Lew Middleton, a company spokesman, said Duke will need the property on which the plant now sits to store coal slag (essentially what’s left after coal has been burned) from the new plant.

“The intent all along has been to market the slag and given how the markets can fluctuate we knew we were going to need space to store it,” he said.


Middleton said that there had been some talk a few years ago of the plant possibly being turned into some type of museum, perhaps chronicling the history of coal and coal-fire electricity generation.

That had been an idea former Duke executive Jim Turner had tossed around.

“There had been some talk of that, I think, but of course those were days when the economics were a lot better than they are now,” Middleton said.

The Edwardsport power plant went online in 1918, the first electricity generating plant of large scale in the state, built by the Indiana Power Company to provide power for, of all things, interurban trains — trains powered by electricity connecting cities and towns.

But as the internal-combustion engine evolved and Henry Ford started manufacturing automobiles that just about everyone could afford, the need for interurban trains greatly diminished and the electricity being generated at Edwardsport was instead switched over to be used for “illuminating purposes,” lighting homes and businesses.

The plant was built at Edwardsport because of the town’s location, being both next to the West Fork of the White River (which, in earlier days, was the reason the town was settled in the first place) and because of the nearby abundance of relatively easily-mined coal.


Eventually the plant was purchased by Public Service Indiana, which was also buying up many of the little, mom-and-pop owned power companies along with utilities owned by towns.

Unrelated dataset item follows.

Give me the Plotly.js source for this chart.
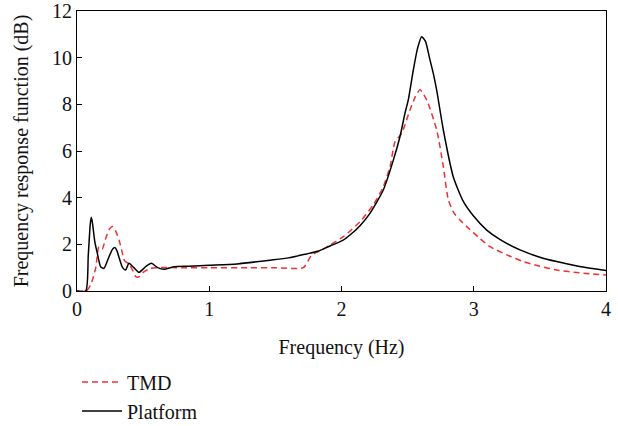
<!DOCTYPE html>
<html>
<head>
<meta charset="utf-8">
<script src="https://cdn.plot.ly/plotly-3.0.1.min.js"></script>
<style>html,body{margin:0;padding:0;background:#fff;}#chart{width:618px;height:426px;}</style>
</head>
<body>
<div id="chart"></div>
<script>
// Platform (black solid)
const platformFreq = [0, 0.066, 0.085, 0.1, 0.108, 0.116, 0.135, 0.154, 0.179, 0.204, 0.242, 0.27, 0.285, 0.3, 0.32, 0.345, 0.368, 0.393, 0.43, 0.469, 0.52, 0.562, 0.61, 0.658, 0.733, 0.85, 1.0, 1.21, 1.46, 1.6, 1.737, 1.82, 1.913, 2.01, 2.064, 2.14, 2.215, 2.316, 2.392, 2.442, 2.48, 2.505, 2.543, 2.575, 2.606, 2.635, 2.665, 2.694, 2.72, 2.77, 2.845, 2.92, 3.0, 3.098, 3.2, 3.35, 3.5, 3.627, 3.8, 4.0];
const platformFRF  = [0, 0, 1.5, 2.85, 3.16, 2.95, 2.1, 1.61, 1.04, 0.97, 1.47, 1.8, 1.86, 1.75, 1.4, 1.0, 0.9, 1.19, 1.0, 0.8, 1.05, 1.19, 1.0, 0.93, 1.04, 1.06, 1.1, 1.16, 1.32, 1.42, 1.59, 1.7, 1.93, 2.17, 2.4, 2.8, 3.33, 4.33, 5.61, 6.61, 7.62, 8.19, 9.47, 10.4, 10.9, 10.7, 10.0, 9.33, 8.6, 6.9, 4.9, 3.85, 3.2, 2.61, 2.2, 1.76, 1.45, 1.26, 1.05, 0.88];
// TMD (red dashed)
const tmdFreq = [0, 0.07, 0.103, 0.141, 0.166, 0.19, 0.22, 0.245, 0.27, 0.29, 0.318, 0.34, 0.36, 0.393, 0.42, 0.444, 0.464, 0.5, 0.552, 0.6, 0.8, 1.0, 1.3, 1.5, 1.711, 1.775, 1.85, 1.913, 2.014, 2.14, 2.24, 2.316, 2.367, 2.405, 2.455, 2.518, 2.56, 2.594, 2.644, 2.72, 2.77, 2.808, 2.85, 2.896, 2.947, 3.047, 3.123, 3.25, 3.375, 3.5, 3.627, 3.8, 4.0];
const tmdFRF  = [0, 0, 0.26, 0.97, 1.9, 1.8, 2.3, 2.65, 2.76, 2.6, 2.19, 1.7, 1.3, 1.15, 0.9, 0.62, 0.6, 0.8, 0.97, 1.0, 1.0, 1.0, 1.0, 1.0, 1.0, 1.54, 1.75, 1.97, 2.33, 2.97, 3.69, 4.47, 5.33, 6.4, 6.76, 7.76, 8.35, 8.62, 8.19, 6.9, 5.33, 3.9, 3.35, 3.04, 2.76, 2.25, 1.9, 1.55, 1.26, 1.06, 0.9, 0.78, 0.69];

const xTicks = [0, 1, 2, 3, 4];
const yTicks = [0, 2, 4, 6, 8, 10, 12];

const FONT = "Liberation Serif, Times New Roman, serif";

const traces = [
  {x: tmdFreq, y: tmdFRF, name: "TMD", mode: "lines", type: "scatter",
   line: {color: "#f03030", width: 1.5, dash: "6px,4px", shape: "spline", smoothing: 0.6}},
  {x: platformFreq, y: platformFRF, name: "Platform", mode: "lines", type: "scatter",
   line: {color: "#000000", width: 1.5, shape: "spline", smoothing: 0.6}}
];

const layout = {
  width: 618, height: 426,
  margin: {l: 77, r: 12, t: 11, b: 135, autoexpand: false},
  paper_bgcolor: "#fff", plot_bgcolor: "#fff",
  font: {family: FONT, size: 20, color: "#111"},
  showlegend: true,
  legend: {x: 0, xanchor: "left", yref: "container", y: 0.149, yanchor: "top", orientation: "v",
           font: {family: FONT, size: 20, color: "#111"}, bgcolor: "rgba(0,0,0,0)",
           tracegroupgap: 0, itemwidth: 40},
  xaxis: {range: [0, 4], tickvals: xTicks, ticks: "inside", ticklen: 5, tickcolor: "#000",
          showline: true, linecolor: "#000", linewidth: 1, mirror: true, showgrid: false, zeroline: false,
          automargin: false,
          title: {text: "Frequency (Hz)", font: {family: FONT, size: 20}, standoff: 20},
          tickfont: {family: FONT, size: 20}},
  yaxis: {range: [0, 12], tickvals: yTicks, ticks: "inside", ticklen: 5, tickcolor: "#000",
          showline: true, linecolor: "#000", linewidth: 1, mirror: true, showgrid: false, zeroline: false,
          automargin: false,
          title: {text: "Frequency response function (dB)", font: {family: FONT, size: 20}, standoff: 18},
          tickfont: {family: FONT, size: 20}}
};

Plotly.newPlot("chart", traces, layout, {displayModeBar: false, staticPlot: true});
</script>
</body>
</html>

PSI would eventually be purchased by Cinergy, which, in turn, was bought by Charlotte, N.C.-based Duke Energy.

In the late 1950s new generating units were added to bring the Edwardsport plant’s generating capacity up to 130 megawatts, but by the turn of the century the plant was pretty much only being used when it was absolutely necessary due to the high-cost of running it and the relatively little electricity it produced.

Four years ago Duke officials announced plans to shut down the Edwardsport plant down within 10 years, regardless of whether the new plant would be built at the site.

The new plant is expected to go online next fall.